──────── Raw records

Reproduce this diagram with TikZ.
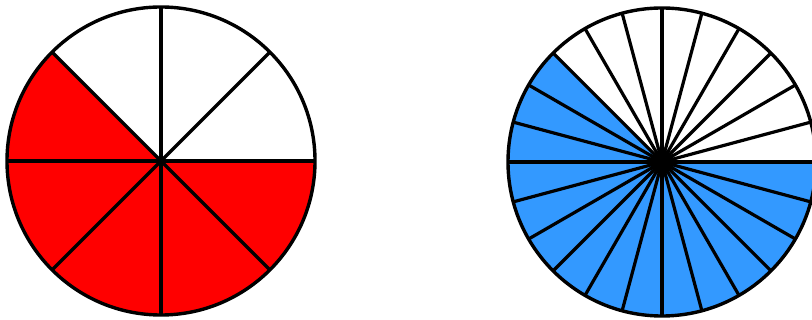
\documentclass[tikz,border=0pt]{standalone}
\usepackage{xcolor}
\usetikzlibrary{calc}
\definecolor{pieblue}{HTML}{3399FF}
\definecolor{piered}{HTML}{FF0000}

\begin{document}
\begin{tikzpicture}[x=0.5pt,y=0.5pt,line width=1.7pt,line join=round]
\def\radius{154}
\def\shadestart{135}
\useasboundingbox (0,0) rectangle (812,320);
\clip (0,0) rectangle (812,320);
\coordinate (EighthsCentre) at (161,159);
\coordinate (TwentyFourthsCentre) at (662,158);

% five eighths in red
\fill[piered] (EighthsCentre) -- ++(\shadestart:\radius)
    arc[start angle=\shadestart,end angle=360,radius=\radius] -- cycle;
\foreach \angle in {0,45,...,315}
    \draw (EighthsCentre) -- ++(\angle:\radius);
\draw (EighthsCentre) circle[radius=\radius];

% fifteen twenty-fourths in blue
\fill[pieblue] (TwentyFourthsCentre) -- ++(\shadestart:\radius)
    arc[start angle=\shadestart,end angle=360,radius=\radius] -- cycle;
\foreach \angle in {0,15,...,345}
    \draw[line width=1.6pt] (TwentyFourthsCentre) -- ++(\angle:\radius);
\fill (TwentyFourthsCentre) circle[radius=12];
\draw (TwentyFourthsCentre) circle[radius=\radius];
\end{tikzpicture}
\end{document}
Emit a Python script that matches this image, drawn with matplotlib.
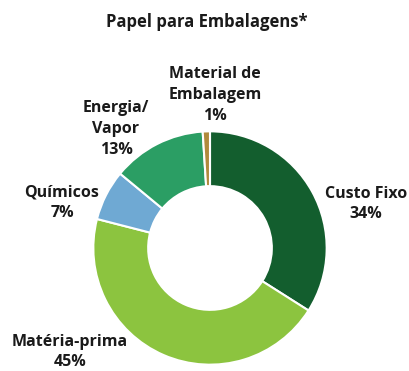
import matplotlib

matplotlib.use("Agg")
import matplotlib.pyplot as plt

# cost shares, clockwise from the top
labels = ["Custo Fixo", "Matéria-prima", "Químicos", "Energia/\nVapor", "Material de\nEmbalagem"]
shares = [34, 45, 7, 13, 1]
colors = ["#135e2e", "#8cc43f", "#6fa9d3", "#2b9e64", "#b08a3c"]

W, H = 410, 371
plt.rcParams["font.family"] = ["Open Sans", "DejaVu Sans"]

fig = plt.figure(figsize=(W / 100, H / 100), dpi=100)

# donut centre and radius in pixels
cx, cy, r = 210, 248, 119
ax = fig.add_axes([(cx - r) / W, (H - cy - r) / H, 2 * r / W, 2 * r / H])
ax.pie(
    shares,
    colors=colors,
    startangle=90,
    counterclock=False,
    radius=1.0,
    wedgeprops=dict(width=0.47, edgecolor="white", linewidth=1.5),
)
ax.set_xlim(-1.02, 1.02)
ax.set_ylim(-1.02, 1.02)
ax.set_aspect("equal")
ax.axis("off")


def put(x, y, s, size=11.5, ls=1.4):
    fig.text(x / W, 1 - y / H, s, ha="center", va="center", fontsize=size,
             fontweight="bold", color="#1a1a1a", linespacing=ls)


put(207, 22, "Papel para Embalagens*", size=12)

label_pos = [(366, 204), (70, 352), (62, 203), (116, 129), (215, 95)]
for (x, y), name, v in zip(label_pos, labels, shares):
    put(x, y, f"{name}\n{v}%")

fig.savefig("out.png", dpi=100)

────────────────

* [Your goal]
Leave the pictures out and reproduce all of the records exactly.

* [Full solution]
Reproduce this diagram with TikZ.
\documentclass[tikz,border=0pt]{standalone}
\usepackage{xcolor}
\usetikzlibrary{calc}
\definecolor{pieblue}{HTML}{3399FF}
\definecolor{piered}{HTML}{FF0000}

\begin{document}
\begin{tikzpicture}[x=0.5pt,y=0.5pt,line width=1.7pt,line join=round]
\def\radius{154}
\def\shadestart{135}
\useasboundingbox (0,0) rectangle (812,320);
\clip (0,0) rectangle (812,320);
\coordinate (EighthsCentre) at (161,159);
\coordinate (TwentyFourthsCentre) at (662,158);

% five eighths in red
\fill[piered] (EighthsCentre) -- ++(\shadestart:\radius)
    arc[start angle=\shadestart,end angle=360,radius=\radius] -- cycle;
\foreach \angle in {0,45,...,315}
    \draw (EighthsCentre) -- ++(\angle:\radius);
\draw (EighthsCentre) circle[radius=\radius];

% fifteen twenty-fourths in blue
\fill[pieblue] (TwentyFourthsCentre) -- ++(\shadestart:\radius)
    arc[start angle=\shadestart,end angle=360,radius=\radius] -- cycle;
\foreach \angle in {0,15,...,345}
    \draw[line width=1.6pt] (TwentyFourthsCentre) -- ++(\angle:\radius);
\fill (TwentyFourthsCentre) circle[radius=12];
\draw (TwentyFourthsCentre) circle[radius=\radius];
\end{tikzpicture}
\end{document}
Emit a Python script that matches this image, drawn with matplotlib.
import matplotlib

matplotlib.use("Agg")
import matplotlib.pyplot as plt

# cost shares, clockwise from the top
labels = ["Custo Fixo", "Matéria-prima", "Químicos", "Energia/\nVapor", "Material de\nEmbalagem"]
shares = [34, 45, 7, 13, 1]
colors = ["#135e2e", "#8cc43f", "#6fa9d3", "#2b9e64", "#b08a3c"]

W, H = 410, 371
plt.rcParams["font.family"] = ["Open Sans", "DejaVu Sans"]

fig = plt.figure(figsize=(W / 100, H / 100), dpi=100)

# donut centre and radius in pixels
cx, cy, r = 210, 248, 119
ax = fig.add_axes([(cx - r) / W, (H - cy - r) / H, 2 * r / W, 2 * r / H])
ax.pie(
    shares,
    colors=colors,
    startangle=90,
    counterclock=False,
    radius=1.0,
    wedgeprops=dict(width=0.47, edgecolor="white", linewidth=1.5),
)
ax.set_xlim(-1.02, 1.02)
ax.set_ylim(-1.02, 1.02)
ax.set_aspect("equal")
ax.axis("off")


def put(x, y, s, size=11.5, ls=1.4):
    fig.text(x / W, 1 - y / H, s, ha="center", va="center", fontsize=size,
             fontweight="bold", color="#1a1a1a", linespacing=ls)


put(207, 22, "Papel para Embalagens*", size=12)

label_pos = [(366, 204), (70, 352), (62, 203), (116, 129), (215, 95)]
for (x, y), name, v in zip(label_pos, labels, shares):
    put(x, y, f"{name}\n{v}%")

fig.savefig("out.png", dpi=100)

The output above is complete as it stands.